Contrary to earlier reports from police the trains did not catch fire, according to fire service officials. The passenger train derailed and landed on its side.

No images of the accident scene were shown on German television in the hours following the drama.

More than 150 firemen, police and rescue workers were at the scene.

A few hours after the accident they were working under arc lights around the passenger train, according to an AFP photographer at the scene. Several ambulances were waiting.

The regional train was the HarzElbeExpress (HEX) travelling between Magdeburg and Halberstadt.

The causes of the accident were not immediately known, Joerg Puchmueller, the northeast region spokesman for the Veolia group which runs the HEX line, told AFP.

There is a single line running between Magdeburg and Halberstadt and maintenance work was scheduled for the night, the HEX website said.

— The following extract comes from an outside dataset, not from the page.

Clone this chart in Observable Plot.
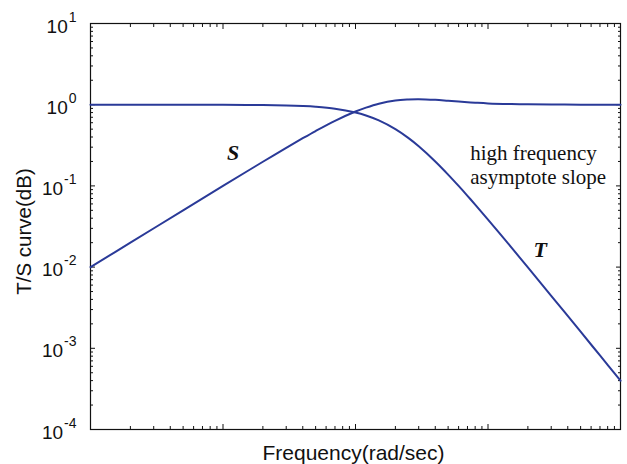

Traffic was interrupted on the line and bus shuttles were set up, a HEX staff member said contacted by telephone.

The Veolia spokesman said the train had a capacity of about 100 but could not say how many were on board at the time of the collision.

The goods train also belonged to a private company.

Police set up an emergency number that could be called by families of the victims.

Germany has been hit by several deadly train accidents in the past few years.

In 2006, 23 people were killed and 10 injured when an experimental magnetic suspension Transrapid train crashed at 170 kilometres an hour (over 100 mph) on a test track at Lathen in northwest Germany in a collision with an inspection vehicle.